Milton State Park is an 82-acre island on the West Branch Susquehanna River, between the boroughs of Milton and West Milton. The northern half of the park has day use facilities and the southern half remains in a wooded state for hiking and nature study.
The park is open from dawn to dusk, year-round.
(Note: Many places fill to capacity on busy, nice weather days, especially holiday weekends. Please call ahead or visit the official website to get the most up-to-date information before visiting.)
There are no fees associated with Milton State Park.
Picnicking: There are picnic tables, drinking water, charcoal grills and restrooms.
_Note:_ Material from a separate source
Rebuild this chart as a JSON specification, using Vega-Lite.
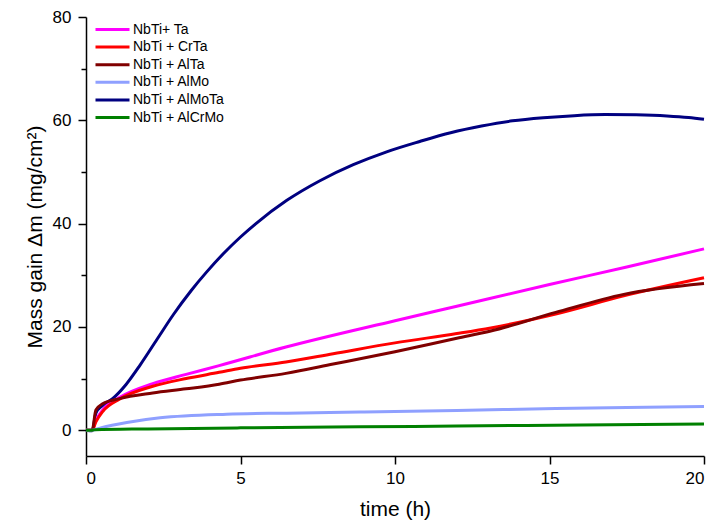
{
  "$schema": "https://vega.github.io/schema/vega-lite/v6.json",
  "width": 618,
  "height": 439,
  "autosize": "none",
  "padding": {"left": 86, "top": 17, "right": 9, "bottom": 68},
  "background": "white",
  "config": {
    "view": {"stroke": null},
    "font": "Liberation Sans",
    "axis": {"grid": false, "domainColor": "#000", "tickColor": "#000", "labelColor": "#000", "titleColor": "#000", "labelFont": "Liberation Sans", "titleFont": "Liberation Sans", "titleFontWeight": "normal", "domainWidth": 1.5, "tickWidth": 1.5}
  },
  "data": {"values": [
    {"s": "NbTi + AlMoTa", "t": 0, "v": 0},
    {"s": "NbTi + AlMoTa", "t": 0.2, "v": -0.1},
    {"s": "NbTi + AlMoTa", "t": 0.32, "v": 3.3},
    {"s": "NbTi + AlMoTa", "t": 0.54, "v": 4.8},
    {"s": "NbTi + AlMoTa", "t": 0.86, "v": 6.1},
    {"s": "NbTi + AlMoTa", "t": 1.29, "v": 8.8},
    {"s": "NbTi + AlMoTa", "t": 1.75, "v": 12.6},
    {"s": "NbTi + AlMoTa", "t": 2.3, "v": 17.6},
    {"s": "NbTi + AlMoTa", "t": 2.83, "v": 22.4},
    {"s": "NbTi + AlMoTa", "t": 3.4, "v": 27.0},
    {"s": "NbTi + AlMoTa", "t": 3.9, "v": 30.6},
    {"s": "NbTi + AlMoTa", "t": 4.45, "v": 34.2},
    {"s": "NbTi + AlMoTa", "t": 5.0, "v": 37.4},
    {"s": "NbTi + AlMoTa", "t": 5.5, "v": 40.0},
    {"s": "NbTi + AlMoTa", "t": 6.5, "v": 44.5},
    {"s": "NbTi + AlMoTa", "t": 7.57, "v": 48.3},
    {"s": "NbTi + AlMoTa", "t": 8.65, "v": 51.4},
    {"s": "NbTi + AlMoTa", "t": 9.73, "v": 53.9},
    {"s": "NbTi + AlMoTa", "t": 10.8, "v": 55.9},
    {"s": "NbTi + AlMoTa", "t": 11.8, "v": 57.6},
    {"s": "NbTi + AlMoTa", "t": 12.8, "v": 58.9},
    {"s": "NbTi + AlMoTa", "t": 13.8, "v": 59.9},
    {"s": "NbTi + AlMoTa", "t": 14.8, "v": 60.5},
    {"s": "NbTi + AlMoTa", "t": 15.8, "v": 60.9},
    {"s": "NbTi + AlMoTa", "t": 16.8, "v": 61.1},
    {"s": "NbTi + AlMoTa", "t": 17.8, "v": 61.05},
    {"s": "NbTi + AlMoTa", "t": 18.8, "v": 60.85},
    {"s": "NbTi + AlMoTa", "t": 19.5, "v": 60.55},
    {"s": "NbTi + AlMoTa", "t": 20, "v": 60.2},

    {"s": "NbTi+ Ta", "t": 0, "v": 0},
    {"s": "NbTi+ Ta", "t": 0.2, "v": 0},
    {"s": "NbTi+ Ta", "t": 0.32, "v": 1.9},
    {"s": "NbTi+ Ta", "t": 0.54, "v": 3.9},
    {"s": "NbTi+ Ta", "t": 1.08, "v": 6.3},
    {"s": "NbTi+ Ta", "t": 2.16, "v": 9.0},
    {"s": "NbTi+ Ta", "t": 3.24, "v": 10.8},
    {"s": "NbTi+ Ta", "t": 4.31, "v": 12.5},
    {"s": "NbTi+ Ta", "t": 6.47, "v": 16.1},
    {"s": "NbTi+ Ta", "t": 10.0, "v": 21.2},
    {"s": "NbTi+ Ta", "t": 12.0, "v": 24.0},
    {"s": "NbTi+ Ta", "t": 15.0, "v": 28.2},
    {"s": "NbTi+ Ta", "t": 17.5, "v": 31.6},
    {"s": "NbTi+ Ta", "t": 20, "v": 35.1},

    {"s": "NbTi + CrTa", "t": 0, "v": 0},
    {"s": "NbTi + CrTa", "t": 0.2, "v": 0},
    {"s": "NbTi + CrTa", "t": 0.32, "v": 1.6},
    {"s": "NbTi + CrTa", "t": 0.54, "v": 3.6},
    {"s": "NbTi + CrTa", "t": 1.08, "v": 6.0},
    {"s": "NbTi + CrTa", "t": 2.16, "v": 8.5},
    {"s": "NbTi + CrTa", "t": 3.24, "v": 10.0},
    {"s": "NbTi + CrTa", "t": 4.31, "v": 11.2},
    {"s": "NbTi + CrTa", "t": 5.0, "v": 12.0},
    {"s": "NbTi + CrTa", "t": 6.47, "v": 13.2},
    {"s": "NbTi + CrTa", "t": 8.0, "v": 14.8},
    {"s": "NbTi + CrTa", "t": 10.0, "v": 16.9},
    {"s": "NbTi + CrTa", "t": 12.0, "v": 18.7},
    {"s": "NbTi + CrTa", "t": 13.1, "v": 19.8},
    {"s": "NbTi + CrTa", "t": 15.2, "v": 22.5},
    {"s": "NbTi + CrTa", "t": 17.4, "v": 26.0},
    {"s": "NbTi + CrTa", "t": 20, "v": 29.5},

    {"s": "NbTi + AlTa", "t": 0, "v": 0},
    {"s": "NbTi + AlTa", "t": 0.2, "v": 0},
    {"s": "NbTi + AlTa", "t": 0.32, "v": 3.9},
    {"s": "NbTi + AlTa", "t": 0.54, "v": 5.1},
    {"s": "NbTi + AlTa", "t": 1.08, "v": 6.1},
    {"s": "NbTi + AlTa", "t": 2.16, "v": 7.2},
    {"s": "NbTi + AlTa", "t": 3.24, "v": 8.0},
    {"s": "NbTi + AlTa", "t": 4.31, "v": 8.9},
    {"s": "NbTi + AlTa", "t": 5.0, "v": 9.7},
    {"s": "NbTi + AlTa", "t": 6.47, "v": 11.0},
    {"s": "NbTi + AlTa", "t": 8.0, "v": 12.8},
    {"s": "NbTi + AlTa", "t": 10.0, "v": 15.2},
    {"s": "NbTi + AlTa", "t": 12.0, "v": 17.8},
    {"s": "NbTi + AlTa", "t": 13.1, "v": 19.2},
    {"s": "NbTi + AlTa", "t": 15.2, "v": 22.8},
    {"s": "NbTi + AlTa", "t": 17.4, "v": 26.3},
    {"s": "NbTi + AlTa", "t": 20, "v": 28.4},

    {"s": "NbTi + AlMo", "t": 0, "v": 0},
    {"s": "NbTi + AlMo", "t": 0.2, "v": 0},
    {"s": "NbTi + AlMo", "t": 0.5, "v": 0.5},
    {"s": "NbTi + AlMo", "t": 1.32, "v": 1.5},
    {"s": "NbTi + AlMo", "t": 2.4, "v": 2.4},
    {"s": "NbTi + AlMo", "t": 4.55, "v": 3.1},
    {"s": "NbTi + AlMo", "t": 6.5, "v": 3.3},
    {"s": "NbTi + AlMo", "t": 8.87, "v": 3.5},
    {"s": "NbTi + AlMo", "t": 10.0, "v": 3.6},
    {"s": "NbTi + AlMo", "t": 12.0, "v": 3.8},
    {"s": "NbTi + AlMo", "t": 15.2, "v": 4.2},
    {"s": "NbTi + AlMo", "t": 17.5, "v": 4.4},
    {"s": "NbTi + AlMo", "t": 20, "v": 4.6},

    {"s": "NbTi + AlCrMo", "t": 0, "v": 0},
    {"s": "NbTi + AlCrMo", "t": 0.2, "v": 0},
    {"s": "NbTi + AlCrMo", "t": 0.3, "v": 0.1},
    {"s": "NbTi + AlCrMo", "t": 2.0, "v": 0.25},
    {"s": "NbTi + AlCrMo", "t": 5.0, "v": 0.45},
    {"s": "NbTi + AlCrMo", "t": 8.87, "v": 0.65},
    {"s": "NbTi + AlCrMo", "t": 12.0, "v": 0.8},
    {"s": "NbTi + AlCrMo", "t": 16.0, "v": 1.0},
    {"s": "NbTi + AlCrMo", "t": 20, "v": 1.2}
  ]},
  "mark": {"type": "line", "strokeWidth": 3, "interpolate": "monotone"},
  "encoding": {
    "x": {"field": "t", "type": "quantitative", "scale": {"domain": [0, 20], "nice": false},
      "axis": {"title": "time (h)", "values": [0, 5, 10, 15, 20], "tickSize": 8, "labelPadding": 6, "labelFontSize": 17, "titleFontSize": 21, "titlePadding": 12}},
    "y": {"field": "v", "type": "quantitative", "scale": {"domain": [-5, 80], "nice": false, "zero": false},
      "axis": {"title": "Mass gain Δm (mg/cm²)", "values": [0, 10, 20, 30, 40, 50, 60, 70, 80],
        "labelExpr": "datum.value % 20 === 0 ? datum.label : ''",
        "tickSize": {"condition": {"test": "datum.value % 20 !== 0", "value": 5}, "value": 8},
        "labelPadding": 7, "labelFontSize": 17, "titleFontSize": 21, "titlePadding": 7}},
    "color": {"field": "s", "type": "nominal",
      "scale": {"domain": ["NbTi+ Ta", "NbTi + CrTa", "NbTi + AlTa", "NbTi + AlMo", "NbTi + AlMoTa", "NbTi + AlCrMo"],
                "range": ["#FF00FF", "#FF0000", "#800000", "#8FA0FF", "#000080", "#008000"]},
      "legend": {"title": null, "orient": "none", "legendX": 8, "legendY": 5, "symbolType": "stroke", "symbolSize": 1156, "symbolStrokeWidth": 3, "labelFontSize": 14, "labelColor": "#000", "labelOffset": 2, "rowPadding": 2.6, "clipHeight": 15, "padding": 0}
    }
  }
}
Recreation Fields: Soccer fields are popular attractions for local clubs and the public.
Boating: unlimited hp motors permitted. A boat launch is on the east side of the island. River elevations vary with the seasons and generally are not deep enough for large watercraft.
Complete information on boating rules and regulations in Pennsylvania is available from the Pennsylvania Fish and Boat Commission Web site.
Fishing: The Susquehanna River has warm water and cold water fishing. Common species are smallmouth bass, panfish and catfish. Complete information on fishing rules and regulations in Pennsylvania is available from the Pennsylvania Fish and Boat Commission Web site.
Hiking: 3.5 miles of trails explore the riverine habitats of the south side of the river island.
In 1762, Marcus Huling Jr. claimed the big island, which eventually came to be called Montgomery Island. Within a decade, he planted an apple orchard. At this time, this part of the state was claimed by Pennsylvania and Connecticut.
Eventually the land came to be controlled by the Straub Brothers, who in 1824 built a dam across part of the river and erected a sawmill and gristmill. The brothers won the contract to build a bridge across the river between the three islands.
The mills eventually became unprofitable and the island was only used as farmland. Floods continually washed away parts of the bridge, which were rebuilt. By the early 1900s, farming ceased and there were now two islands, one of the smaller islands having joined the big island, making it even larger.
The island was subdivided to many owners and part became athletic fields. The Milton Rotary Club worked to consolidate the deeds to one title for Milton Borough, who then transferred the title to the Commonwealth of Pennsylvania in 1966.
The floodwaters of Hurricane Agnes completely covered the island in 1972. Federal relief money helped rebuild the facilities. In 1987, PA 624 was relocated across the island, providing a new boat launch and transferring the final piece of property to state park control.